How much are we going to cut from the IT budget this year? Does ICT really add any business value? Why don’t we just outsource the lot so we do not have to bother with ICT, after all, it is an expensive overhead for the company.
Do any of the above sound familiar? Most likely the answer is yes. It is an unfortunate fact that in many organisations’ ICT is seen as a cost, not a benefit, and therefore dealt with as such. Those making these comments and decisions will normally have a limited understanding of ICT, and its complexities, it is probably fair to say that their only real contact with anybody from the ICT department is when something fails, which is not good for ICT.

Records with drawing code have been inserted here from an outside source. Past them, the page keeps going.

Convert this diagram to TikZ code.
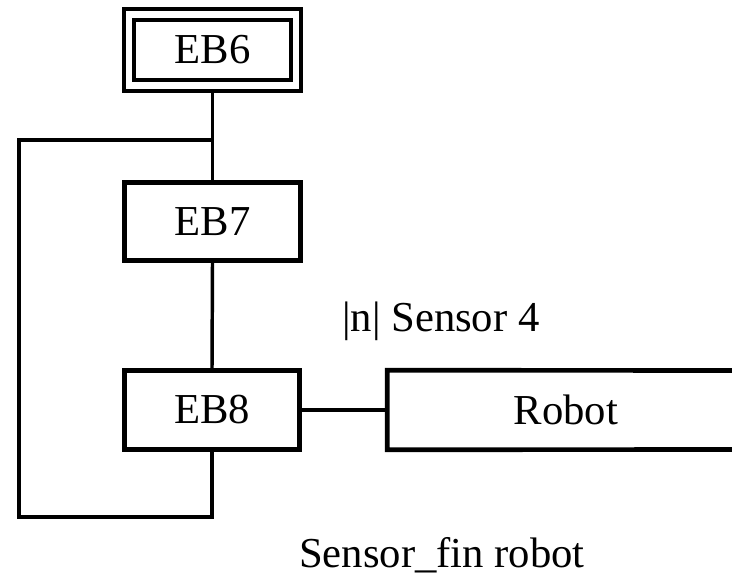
\documentclass[tikz,border=0pt]{standalone}
\usepackage{fontspec}
\setmainfont{Liberation Serif}
\begin{document}
\begin{tikzpicture}[x=0.75pt,y=-0.75pt,
  stepbox/.style={draw, line width=3.5pt, rectangle, inner sep=0pt,
    font=\fontsize{32}{38}\selectfont},
  link/.style={line width=2.6pt},
  loopline/.style={line width=3.6pt, line join=miter},
  label/.style={font=\fontsize{32}{38}\selectfont, inner sep=0pt}]
\useasboundingbox (0,0) rectangle (732,577);
% initial step: double frame
\node[stepbox, minimum width=117.75pt, minimum height=45pt] (EB6) at (212.5,50) {EB6};
\node[draw, line width=3pt, rectangle, minimum width=132.75pt, minimum height=61.5pt, inner sep=0pt] (EB6o) at (212.5,50) {};
% steps
\node[stepbox, minimum width=132pt, minimum height=58.5pt] (EB7) at (212.5,221.5) {EB7};
\node[stepbox, minimum width=131.25pt, minimum height=59.25pt] (EB8) at (212,410) {EB8};
% action box, open on the right
\node[label, minimum width=267.75pt, minimum height=59.25pt] (Robot) at (566,410) {Robot};
\draw[line width=3.5pt] (745,370.5) -- (Robot.north west) -- (Robot.south west) -- (745,449.5);
% links
\draw[link] (EB6o.south) -- (EB7.north);
\draw[link] (EB7.south) -- (EB8.north);
\draw[loopline] (EB8.east) -- (Robot.west);
% loop back from EB8 to the link above EB7
\coordinate (join) at (213,140);
\draw[loopline] (EB8.south) -- (EB8.south |- 0,517) -- (19,517) -- (19,140) -- (join);
% transition conditions
\node[label, anchor=base west] (t1) at (342,332) {\textbar n\textbar{} Sensor 4};
\node[label, anchor=base] (t2) at (442,567) {Sensor\_fin robot};
\end{tikzpicture}
\end{document}
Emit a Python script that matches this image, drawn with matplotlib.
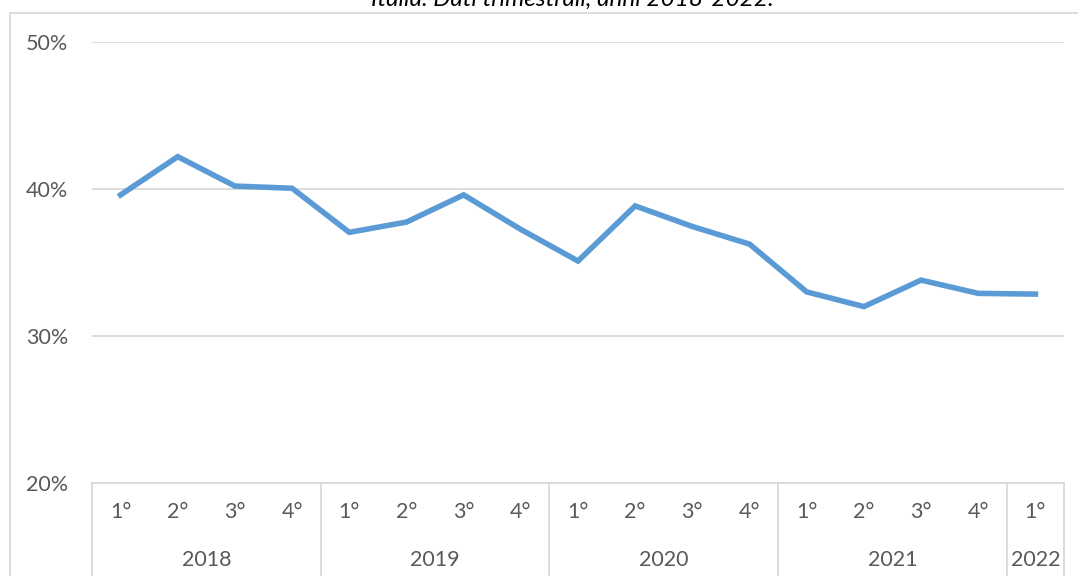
import matplotlib
matplotlib.use("Agg")
import matplotlib.pyplot as plt
from matplotlib.patches import Rectangle
from matplotlib.lines import Line2D

quarters = ["1°", "2°", "3°", "4°"] * 4 + ["1°"]
years = ["2018", "2019", "2020", "2021", "2022"]
year_counts = [4, 4, 4, 4, 1]
values = [39.6, 42.2, 40.2, 40.05, 37.05, 37.75, 39.6, 37.25,
          35.1, 38.85, 37.45, 36.25, 33.0, 32.0, 33.8, 32.9, 32.85]
yticks = [20, 30, 40, 50]
title = "Italia. Dati trimestrali, anni 2018-2022."

W, H = 1078, 576
fig = plt.figure(figsize=(W / 100, H / 100), dpi=100)
plt.rcParams['font.family'] = ['Lato', 'DejaVu Sans']

x0, x1 = 92, 1064
y_top, y_bot = 42, 483
ax = fig.add_axes([x0 / W, 1 - y_bot / H, (x1 - x0) / W, (y_bot - y_top) / H])

grid_c = "#D9D9D9"
text_c = "#595959"
fs = 15.5
n = len(values)
xs = list(range(n))
ax.plot(xs, values, color="#5B9BD5", lw=4.0, solid_joinstyle="miter", zorder=3)
ax.set_xlim(-0.5, n - 0.5)
ax.set_ylim(20, 50)
ax.set_yticks(yticks)
ax.set_yticklabels([f"{v}%" for v in yticks], color=text_c, fontsize=fs)
ax.tick_params(axis="y", length=0, pad=17)
ax.set_xticks([])
for s in ["top", "right", "left"]:
    ax.spines[s].set_visible(False)
ax.spines["bottom"].set_color(grid_c)
ax.spines["bottom"].set_linewidth(1.3)
for v in yticks[1:]:
    ax.axhline(v, color=grid_c, lw=1.3, zorder=1)

# multi-level category axis
trans = ax.get_xaxis_transform()
for i, q in enumerate(quarters):
    ax.text(i, -29 / (y_bot - y_top), q, transform=trans, ha="center", va="center",
            color=text_c, fontsize=fs, clip_on=False)
pos = 0
bounds = [0]
for yr, c in zip(years, year_counts):
    ax.text(pos + (c - 1) / 2, -77 / (y_bot - y_top), yr, transform=trans,
            ha="center", va="center", color=text_c, fontsize=fs, clip_on=False)
    pos += c
    bounds.append(pos)
for b in bounds:
    ax.add_line(Line2D([b - 0.5, b - 0.5], [0, -(H - y_bot + 5) / (y_bot - y_top)],
                       transform=trans, color=grid_c, lw=1.3, clip_on=False))

# chart border
fig.patches.append(Rectangle((10 / W, -0.05), (W - 10 - 1) / W + 0.05, 1 - 13 / H + 0.05,
                             transform=fig.transFigure, fill=False,
                             edgecolor=grid_c, lw=1.3))

fig.text(572 / W, 1 + 1 / H, title, ha="center", va="center", style="italic",
         color="black", fontsize=17.5)

fig.savefig("out.png", dpi=100)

These are not fictitious comments, they have been heard many times by the author during his career. Let’s not be coy they are very difficult to overcome, particularly when there is a need to increase the ICT spend to modernism. Everyone knows the above questions and comments should be made, but they need to be made from a position of knowledge and understanding, not, as is often the case, from third-party comments, or personal feelings when failure occurs. If we are honest anyone working in ICT must admit that it is a high cost service to deliver. Just think about all the elements that make up an ICT service. There are staff, networks, desktops, servers and associated licenses, software licenses, cloud subscriptions, personal computing devices such as laptops, phones, tablets, and all the subscription and licencing costs they incur. On top of this limited list, you then have third party support agreements, out of hours costs for upgrades and maintenance, consultancy costs, and the list just goes on and on. As the industry continues to move towards a subscription model for ICT services the cost will continue to rise year on year. None of this helps when organisations are looking to modernise find their budgets are being cut, staff skills are not being kept up to date and most of their systems cannot be integrated.
To overcome these comments, start with ensuring you understand all your costs for the whole service, including any costs that are picked up directly by other departments or teams, for example, specialist applications not supported by ICT. Share with department heads the true cost of delivering ICT to their service and be ready to demonstrate how changes to their processes will help to reduce costs. Understand where you are having failures and look for the root cause to develop an improvement plan. Become pro-active in finding opportunities where ICT can improve the customer experience for little or no cost, look for instances where departments can share data thereby reducing the number of data sets that need to be maintained. Demonstrate to the organisation that ICT takes cost control seriously through identifying cost savings that do not impact on service delivery. Make sure you publicise your achievements in saving costs to the organisation. By taking these simple steps you are raising the organisation’s awareness of ICT and its role. It puts you in the position of knowledge when someone makes the comments mentioned at the beginning.